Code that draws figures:
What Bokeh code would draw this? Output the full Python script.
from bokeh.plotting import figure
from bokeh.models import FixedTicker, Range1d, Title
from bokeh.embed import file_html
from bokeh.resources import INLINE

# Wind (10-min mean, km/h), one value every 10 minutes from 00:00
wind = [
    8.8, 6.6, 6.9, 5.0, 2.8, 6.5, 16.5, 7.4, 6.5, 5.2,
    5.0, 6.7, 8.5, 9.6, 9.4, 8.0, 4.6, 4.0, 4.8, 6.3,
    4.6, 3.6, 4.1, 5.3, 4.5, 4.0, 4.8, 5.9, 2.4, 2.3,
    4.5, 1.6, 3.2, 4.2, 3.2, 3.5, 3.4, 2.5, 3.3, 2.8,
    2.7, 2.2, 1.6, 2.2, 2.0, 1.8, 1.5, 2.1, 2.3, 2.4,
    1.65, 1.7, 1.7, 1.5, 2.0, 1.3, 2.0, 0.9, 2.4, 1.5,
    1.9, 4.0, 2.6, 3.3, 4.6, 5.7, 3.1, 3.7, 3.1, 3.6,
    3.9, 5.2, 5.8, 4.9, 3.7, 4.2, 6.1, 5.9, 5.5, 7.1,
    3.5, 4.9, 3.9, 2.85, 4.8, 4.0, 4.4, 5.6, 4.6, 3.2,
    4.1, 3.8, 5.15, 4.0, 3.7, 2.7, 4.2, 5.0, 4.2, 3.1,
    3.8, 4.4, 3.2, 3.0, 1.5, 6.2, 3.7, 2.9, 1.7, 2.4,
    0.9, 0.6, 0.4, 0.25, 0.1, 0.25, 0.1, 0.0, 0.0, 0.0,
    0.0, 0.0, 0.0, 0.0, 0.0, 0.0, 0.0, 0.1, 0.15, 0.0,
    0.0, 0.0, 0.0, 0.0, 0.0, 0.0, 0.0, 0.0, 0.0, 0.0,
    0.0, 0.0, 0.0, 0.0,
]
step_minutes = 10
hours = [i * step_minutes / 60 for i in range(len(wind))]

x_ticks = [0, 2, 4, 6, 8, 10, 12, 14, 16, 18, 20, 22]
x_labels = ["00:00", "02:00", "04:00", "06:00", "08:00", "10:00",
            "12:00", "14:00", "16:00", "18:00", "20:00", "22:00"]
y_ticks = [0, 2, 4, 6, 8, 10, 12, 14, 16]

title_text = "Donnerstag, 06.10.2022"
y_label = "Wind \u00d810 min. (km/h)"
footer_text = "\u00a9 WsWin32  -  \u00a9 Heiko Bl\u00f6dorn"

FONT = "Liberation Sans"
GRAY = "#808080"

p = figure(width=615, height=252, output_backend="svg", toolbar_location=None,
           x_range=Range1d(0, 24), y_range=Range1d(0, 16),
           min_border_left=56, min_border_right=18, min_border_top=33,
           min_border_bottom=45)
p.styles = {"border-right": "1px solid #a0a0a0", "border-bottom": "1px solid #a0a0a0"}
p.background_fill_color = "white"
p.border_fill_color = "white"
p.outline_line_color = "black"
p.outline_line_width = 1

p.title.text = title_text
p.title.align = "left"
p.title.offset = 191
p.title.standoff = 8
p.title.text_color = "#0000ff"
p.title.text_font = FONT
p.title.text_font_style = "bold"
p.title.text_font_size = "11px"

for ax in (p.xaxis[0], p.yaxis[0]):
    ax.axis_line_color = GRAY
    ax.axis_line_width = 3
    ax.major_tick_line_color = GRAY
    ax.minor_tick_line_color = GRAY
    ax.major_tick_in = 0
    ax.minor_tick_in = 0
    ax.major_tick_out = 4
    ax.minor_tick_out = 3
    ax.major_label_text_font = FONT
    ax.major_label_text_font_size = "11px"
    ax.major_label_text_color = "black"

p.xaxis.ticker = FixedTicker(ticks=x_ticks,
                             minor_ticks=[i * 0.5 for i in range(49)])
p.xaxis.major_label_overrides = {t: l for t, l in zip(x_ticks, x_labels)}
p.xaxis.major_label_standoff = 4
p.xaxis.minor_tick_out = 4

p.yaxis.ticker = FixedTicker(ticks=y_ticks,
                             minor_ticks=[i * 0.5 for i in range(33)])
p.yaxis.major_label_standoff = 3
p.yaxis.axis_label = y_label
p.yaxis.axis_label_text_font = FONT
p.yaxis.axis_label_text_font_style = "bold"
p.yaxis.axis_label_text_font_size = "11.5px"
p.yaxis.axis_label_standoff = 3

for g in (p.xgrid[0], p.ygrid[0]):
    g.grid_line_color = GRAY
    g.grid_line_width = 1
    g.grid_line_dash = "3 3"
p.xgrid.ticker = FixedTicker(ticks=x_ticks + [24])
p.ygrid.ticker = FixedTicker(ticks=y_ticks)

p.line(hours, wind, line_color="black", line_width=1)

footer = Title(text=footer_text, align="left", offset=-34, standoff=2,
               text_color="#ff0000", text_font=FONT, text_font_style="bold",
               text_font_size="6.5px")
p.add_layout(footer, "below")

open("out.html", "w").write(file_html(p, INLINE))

---

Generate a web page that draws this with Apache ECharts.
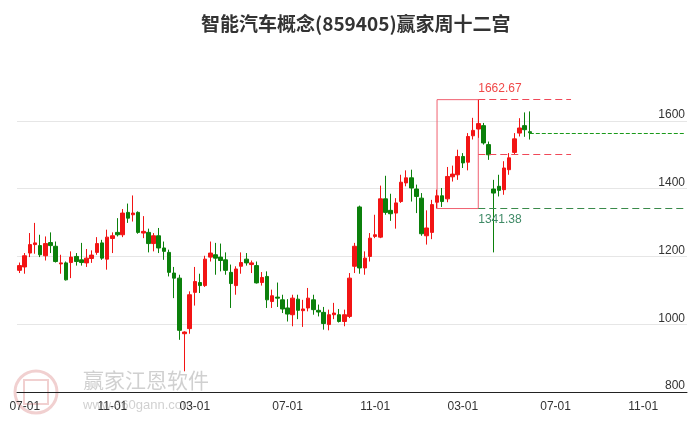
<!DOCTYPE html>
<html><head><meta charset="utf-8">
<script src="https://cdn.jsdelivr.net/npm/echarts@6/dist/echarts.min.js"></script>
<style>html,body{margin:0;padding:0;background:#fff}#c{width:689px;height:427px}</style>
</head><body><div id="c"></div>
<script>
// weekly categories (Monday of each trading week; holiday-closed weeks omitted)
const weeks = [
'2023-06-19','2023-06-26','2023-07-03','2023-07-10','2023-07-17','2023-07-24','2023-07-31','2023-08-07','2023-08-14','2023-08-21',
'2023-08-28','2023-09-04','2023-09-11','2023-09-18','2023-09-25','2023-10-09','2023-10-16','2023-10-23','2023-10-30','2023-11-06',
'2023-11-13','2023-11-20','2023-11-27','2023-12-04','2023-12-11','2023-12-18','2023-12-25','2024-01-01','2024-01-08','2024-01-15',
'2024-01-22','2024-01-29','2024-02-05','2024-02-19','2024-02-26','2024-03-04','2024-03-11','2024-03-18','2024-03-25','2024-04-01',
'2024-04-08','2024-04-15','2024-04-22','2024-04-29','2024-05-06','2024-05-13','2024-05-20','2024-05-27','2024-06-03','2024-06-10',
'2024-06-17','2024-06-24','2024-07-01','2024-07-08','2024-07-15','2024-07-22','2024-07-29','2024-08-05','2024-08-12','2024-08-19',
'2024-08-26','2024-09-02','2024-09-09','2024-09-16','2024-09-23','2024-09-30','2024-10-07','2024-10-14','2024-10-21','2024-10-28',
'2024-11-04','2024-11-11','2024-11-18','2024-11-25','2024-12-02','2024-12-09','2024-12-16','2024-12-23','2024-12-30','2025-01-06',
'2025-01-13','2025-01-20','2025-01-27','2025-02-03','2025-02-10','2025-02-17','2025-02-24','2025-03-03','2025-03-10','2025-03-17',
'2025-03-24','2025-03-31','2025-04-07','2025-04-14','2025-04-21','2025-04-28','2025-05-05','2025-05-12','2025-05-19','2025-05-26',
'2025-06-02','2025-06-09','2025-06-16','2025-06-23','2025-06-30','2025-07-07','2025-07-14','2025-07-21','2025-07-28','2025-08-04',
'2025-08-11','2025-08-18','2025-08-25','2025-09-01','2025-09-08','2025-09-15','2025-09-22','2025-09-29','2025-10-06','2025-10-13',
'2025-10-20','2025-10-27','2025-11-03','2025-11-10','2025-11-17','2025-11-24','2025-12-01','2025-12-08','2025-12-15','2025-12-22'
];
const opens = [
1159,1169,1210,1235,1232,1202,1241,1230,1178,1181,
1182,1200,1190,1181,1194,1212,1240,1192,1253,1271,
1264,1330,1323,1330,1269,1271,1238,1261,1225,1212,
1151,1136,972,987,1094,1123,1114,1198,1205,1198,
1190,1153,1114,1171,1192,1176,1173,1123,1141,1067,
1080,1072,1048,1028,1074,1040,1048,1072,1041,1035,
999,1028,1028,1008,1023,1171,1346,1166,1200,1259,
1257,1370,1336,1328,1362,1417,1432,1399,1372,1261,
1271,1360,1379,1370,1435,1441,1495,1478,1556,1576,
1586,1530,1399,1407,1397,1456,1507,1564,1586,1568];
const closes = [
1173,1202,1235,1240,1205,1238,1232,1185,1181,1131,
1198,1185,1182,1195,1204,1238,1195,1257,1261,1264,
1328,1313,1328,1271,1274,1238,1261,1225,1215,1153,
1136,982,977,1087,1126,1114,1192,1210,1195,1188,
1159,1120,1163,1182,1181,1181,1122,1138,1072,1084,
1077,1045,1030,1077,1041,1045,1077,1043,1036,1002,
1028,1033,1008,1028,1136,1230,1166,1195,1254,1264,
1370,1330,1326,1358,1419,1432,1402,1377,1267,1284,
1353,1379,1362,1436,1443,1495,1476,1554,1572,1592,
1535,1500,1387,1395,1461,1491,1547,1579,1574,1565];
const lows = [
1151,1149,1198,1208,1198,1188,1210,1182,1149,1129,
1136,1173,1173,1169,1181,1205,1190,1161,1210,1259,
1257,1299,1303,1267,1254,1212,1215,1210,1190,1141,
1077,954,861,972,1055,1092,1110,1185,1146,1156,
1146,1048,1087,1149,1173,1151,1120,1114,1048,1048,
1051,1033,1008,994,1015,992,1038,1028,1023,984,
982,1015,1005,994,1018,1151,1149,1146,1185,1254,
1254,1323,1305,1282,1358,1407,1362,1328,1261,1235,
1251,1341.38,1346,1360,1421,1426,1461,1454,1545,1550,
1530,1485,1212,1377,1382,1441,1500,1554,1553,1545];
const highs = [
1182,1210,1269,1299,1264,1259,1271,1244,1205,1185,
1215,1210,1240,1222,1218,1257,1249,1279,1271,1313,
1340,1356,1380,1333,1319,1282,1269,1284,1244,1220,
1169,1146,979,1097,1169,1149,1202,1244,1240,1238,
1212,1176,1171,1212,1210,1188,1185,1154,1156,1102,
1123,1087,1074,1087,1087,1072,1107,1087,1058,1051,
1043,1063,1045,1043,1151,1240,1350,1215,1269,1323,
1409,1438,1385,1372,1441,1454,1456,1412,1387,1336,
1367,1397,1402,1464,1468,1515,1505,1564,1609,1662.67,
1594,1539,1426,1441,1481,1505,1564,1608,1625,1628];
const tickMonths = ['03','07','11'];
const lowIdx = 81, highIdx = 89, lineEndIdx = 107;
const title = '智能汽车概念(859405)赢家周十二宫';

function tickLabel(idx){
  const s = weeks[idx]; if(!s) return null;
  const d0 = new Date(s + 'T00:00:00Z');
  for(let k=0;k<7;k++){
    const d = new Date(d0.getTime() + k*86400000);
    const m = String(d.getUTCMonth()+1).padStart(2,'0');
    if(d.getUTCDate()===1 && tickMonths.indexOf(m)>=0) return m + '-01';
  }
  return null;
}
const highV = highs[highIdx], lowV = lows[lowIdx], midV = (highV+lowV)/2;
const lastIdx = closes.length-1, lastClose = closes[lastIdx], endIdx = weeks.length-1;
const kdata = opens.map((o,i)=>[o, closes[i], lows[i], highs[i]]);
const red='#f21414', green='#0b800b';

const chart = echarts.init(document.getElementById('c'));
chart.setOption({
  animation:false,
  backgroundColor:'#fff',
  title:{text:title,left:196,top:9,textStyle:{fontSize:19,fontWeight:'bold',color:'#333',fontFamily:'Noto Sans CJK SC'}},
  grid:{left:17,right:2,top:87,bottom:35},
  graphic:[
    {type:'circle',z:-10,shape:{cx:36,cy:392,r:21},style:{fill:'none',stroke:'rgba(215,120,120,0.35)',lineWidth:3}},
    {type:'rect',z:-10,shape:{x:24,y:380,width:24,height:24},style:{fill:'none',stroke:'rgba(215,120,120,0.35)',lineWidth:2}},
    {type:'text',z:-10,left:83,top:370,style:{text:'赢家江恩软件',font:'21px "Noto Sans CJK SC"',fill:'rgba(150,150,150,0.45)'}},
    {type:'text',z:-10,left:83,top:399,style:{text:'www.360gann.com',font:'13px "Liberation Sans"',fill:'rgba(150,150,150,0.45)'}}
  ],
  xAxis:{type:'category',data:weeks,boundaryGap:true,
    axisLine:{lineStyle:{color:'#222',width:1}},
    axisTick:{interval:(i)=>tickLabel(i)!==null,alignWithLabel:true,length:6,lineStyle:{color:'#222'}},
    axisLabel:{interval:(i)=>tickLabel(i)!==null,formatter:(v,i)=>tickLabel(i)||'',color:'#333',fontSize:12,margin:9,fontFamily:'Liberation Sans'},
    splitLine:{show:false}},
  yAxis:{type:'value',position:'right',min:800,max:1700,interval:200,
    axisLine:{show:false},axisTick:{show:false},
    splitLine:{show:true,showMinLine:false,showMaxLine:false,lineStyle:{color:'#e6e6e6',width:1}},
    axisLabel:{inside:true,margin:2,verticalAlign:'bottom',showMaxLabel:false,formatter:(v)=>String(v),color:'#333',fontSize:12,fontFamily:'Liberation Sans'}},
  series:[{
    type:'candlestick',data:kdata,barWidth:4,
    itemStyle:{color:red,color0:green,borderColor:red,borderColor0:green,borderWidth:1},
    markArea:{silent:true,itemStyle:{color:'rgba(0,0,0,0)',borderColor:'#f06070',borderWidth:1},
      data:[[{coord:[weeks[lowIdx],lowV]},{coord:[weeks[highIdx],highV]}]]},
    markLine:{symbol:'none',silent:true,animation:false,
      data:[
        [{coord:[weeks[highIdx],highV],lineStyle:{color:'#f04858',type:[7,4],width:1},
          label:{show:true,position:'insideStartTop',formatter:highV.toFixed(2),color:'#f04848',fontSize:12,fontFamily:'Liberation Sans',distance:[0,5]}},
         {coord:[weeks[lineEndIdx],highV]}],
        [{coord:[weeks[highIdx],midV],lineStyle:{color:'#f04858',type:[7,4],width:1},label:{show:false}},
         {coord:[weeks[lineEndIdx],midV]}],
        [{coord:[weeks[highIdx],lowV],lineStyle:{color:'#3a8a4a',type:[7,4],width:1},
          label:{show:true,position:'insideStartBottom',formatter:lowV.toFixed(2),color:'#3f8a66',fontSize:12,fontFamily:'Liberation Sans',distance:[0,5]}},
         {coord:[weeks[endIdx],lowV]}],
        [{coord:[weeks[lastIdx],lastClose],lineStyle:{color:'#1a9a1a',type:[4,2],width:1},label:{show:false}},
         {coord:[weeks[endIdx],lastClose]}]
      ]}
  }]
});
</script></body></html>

» **PROBLEM**
Find every line of the data that holds the string "this", then say how many there are and nothing else.

» **THE OUTPUT**
2